*** Supplied information

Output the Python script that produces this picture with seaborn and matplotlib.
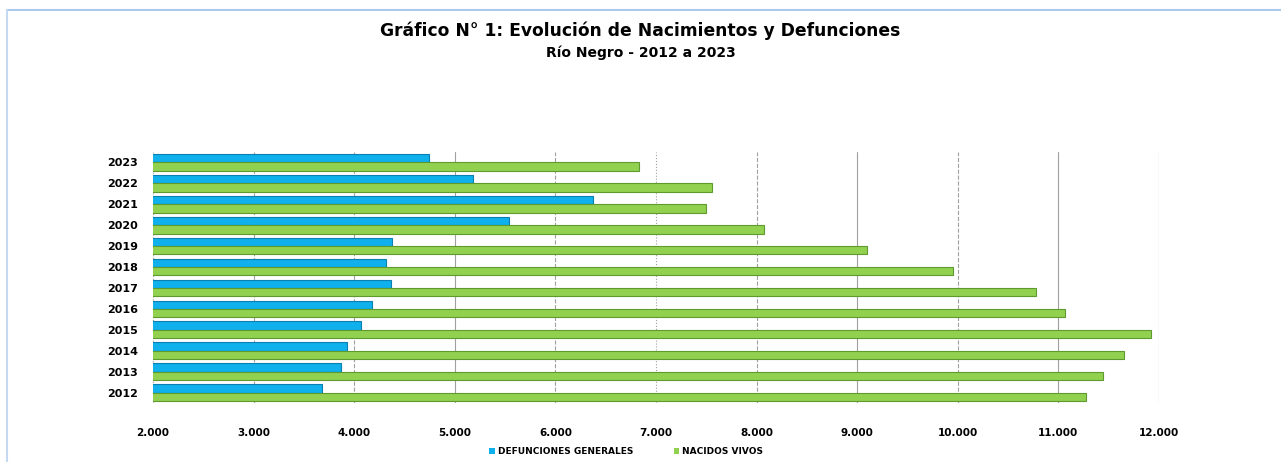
import matplotlib
matplotlib.use("Agg")
import matplotlib.pyplot as plt
import seaborn as sns
import pandas as pd
from matplotlib.lines import Line2D
from matplotlib.patches import Patch

years = ["2023", "2022", "2021", "2020", "2019", "2018", "2017", "2016", "2015", "2014", "2013", "2012"]
defunciones = [4740, 5180, 6370, 5540, 4380, 4320, 4370, 4180, 4070, 3930, 3870, 3680]
nacidos = [6830, 7560, 7500, 8070, 9100, 9950, 10780, 11070, 11920, 11650, 11440, 11270]
series = ["DEFUNCIONES GENERALES", "NACIDOS VIVOS"]
xticks = [2000, 3000, 4000, 5000, 6000, 7000, 8000, 9000, 10000, 11000, 12000]

df = pd.DataFrame({
    "year": years * 2,
    "value": defunciones + nacidos,
    "serie": [series[0]] * len(years) + [series[1]] * len(years),
})

sns.set_theme(style="white")
plt.rcParams["font.family"] = ["DejaVu Sans"]
plt.rcParams["text.color"] = "black"
plt.rcParams["xtick.color"] = "black"
plt.rcParams["ytick.color"] = "black"

fig = plt.figure(figsize=(12.81, 4.62), dpi=100)
ax = fig.add_axes([153 / 1281, 1 - 403 / 462, (1159 - 153) / 1281, 251 / 462])

palette = {series[0]: "#10B0EC", series[1]: "#92D050"}
sns.barplot(data=df, x="value", y="year", hue="serie", order=years, hue_order=series,
            palette=palette, orient="h", width=0.8, saturation=1, ax=ax, legend=False,
            zorder=3)

edge = {0: "#0A7FB0", 1: "#5E9A2E"}
n = len(years)
for i, p in enumerate(ax.patches[:2 * n]):
    p.set_edgecolor(edge[i // n])
    p.set_linewidth(0.8)

ax.set_xlim(2000, 12000)
ax.set_ylim(n - 0.5, -0.5)
ax.set_xticks(xticks)
ax.set_xticklabels([f"{v:,}".replace(",", ".") for v in xticks], fontsize=7.5, fontweight="bold")
ax.tick_params(axis="x", pad=18, length=0)
ax.tick_params(axis="y", pad=11, length=0)
for lab in ax.get_yticklabels():
    lab.set_fontsize(8)
    lab.set_fontweight("bold")
ax.set_xlabel("")
ax.set_ylabel("")

styles = {2000: ":", 3000: "--", 4000: "--", 5000: "-", 6000: "--", 7000: ":",
          8000: "--", 9000: "-", 10000: "--", 11000: "-", 12000: "-"}
for v in xticks:
    ax.axvline(v, color="#a0a0a0", lw=0.8, ls=styles[v], zorder=1)
for s in ax.spines.values():
    s.set_visible(False)

fig.text(0.5, 1 - 31 / 462, "Gráfico N° 1: Evolución de Nacimientos y Defunciones",
         ha="center", va="center", fontsize=12.3, fontweight="bold")
fig.text(0.5, 1 - 53 / 462, "Río Negro - 2012 a 2023",
         ha="center", va="center", fontsize=10, fontweight="bold")

handles = [Patch(facecolor=palette[s], edgecolor="none", label=s) for s in series]
fig.legend(handles=handles, loc="center", bbox_to_anchor=(626 / 1281, 1 - 452 / 462), ncol=2,
           frameon=False, prop={"size": 6.5, "weight": "bold"}, handlelength=0.6,
           handleheight=0.6, handletextpad=0.3, columnspacing=4.5)

fig.add_artist(Line2D([7 / 1281, 1], [1 - 10 / 462, 1 - 10 / 462], color="#A9C9EE", lw=1.5,
                      transform=fig.transFigure))
fig.add_artist(Line2D([7 / 1281, 7 / 1281], [0, 1 - 10 / 462], color="#C5D9F1", lw=1.5,
                      transform=fig.transFigure))

fig.savefig("out.png", dpi=100)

******

• _Objective_:
Emit the lines of the material exactly, from its first line to the line containing "from matplotlib.patches import Patch", inclusive; leave every picture out.

• _Exercise answer_:
Output the Python script that produces this picture with seaborn and matplotlib.
import matplotlib
matplotlib.use("Agg")
import matplotlib.pyplot as plt
import seaborn as sns
import pandas as pd
from matplotlib.lines import Line2D
from matplotlib.patches import Patch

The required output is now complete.